I’m talking about the love between two person here. The love to your partner. And I’m not asking how do I know it’s love from the other party. I’m asking how do I know that what I have is true love.
Yeah I’m that pathetic and I seriously not happy posting this up. I’m so pathetic that I have to post this up to know the answers. Somebody might read this with a disgust face saying ‘OMG so sad this perempuan’. Yeah yeah I allow you, for this time. Because I feel sad for myself.
How do we know it’s true love, or it’s merely a care feeling?
How do we know it’s true love, or we feel it just because we’re lonely and we need someone?
How do we know it’s true love, not true lust? (Oh God, God forbid!)
How do we know it’s true love or it’s just merely sympathy because the other person love us so much that we feel sorry for her/him?
Like seriously, how??
Because let me spill one secret here, I don’t know what I feel now. And for that, I’m running away from that commitment. I’m just scared. Yeah I sound mean. I actually so scared that I ran away. I just don’t know. What if I thought it’s love but one day I actually find out it is not. And what should I do that time when everything is attached and things are way too complicated?

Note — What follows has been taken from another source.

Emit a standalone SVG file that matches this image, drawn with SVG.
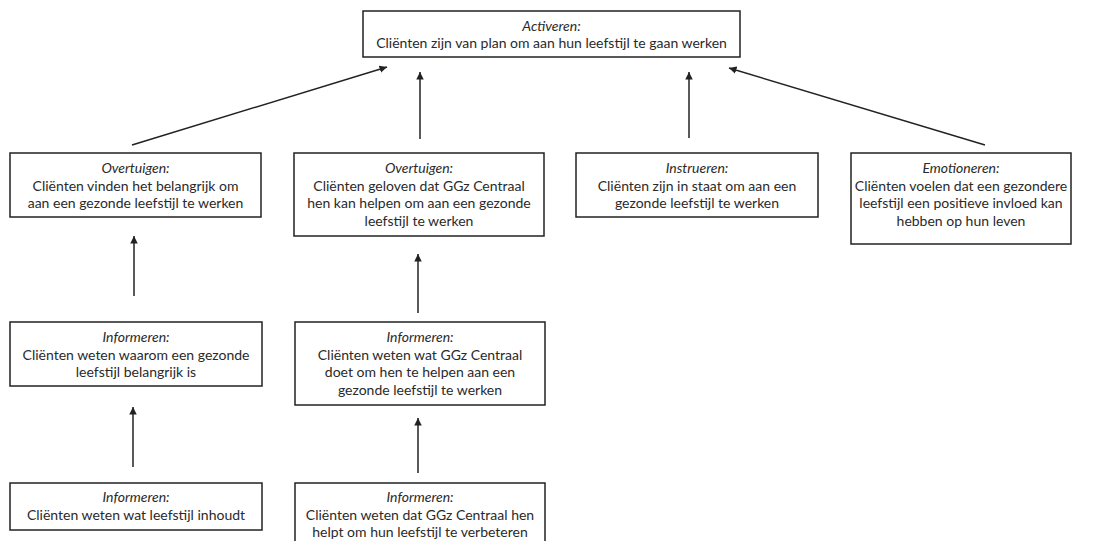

Oh God. At the age of 24, I’m having this crisis. I’m so pathetic. Please still be my friend even after you read this because seriously, this thing do bother me now. Well yeah apart from other things lah kan. Hehehe. 😛
If 1 years ago, I’m so amazed everytime I see people driving (yeah because I can’t bloody drive 1 years ago. Not that I don’t know, but I can’t. I’m scared to death), now, I’m so amazed seeing people take a brave step, and get married. Yeah now I even think marriage is a brave step. Well, yeah, it is! Right? Do you guys think so? Or it just me?
I have a lot to tell you guys but before everybody running away and stop befriend me, I better stop now…
And I hope I can figure this out as time pass by and when the time come, like how I over come the fear of driving because I have no other choice but to drive on my own…. Oh God.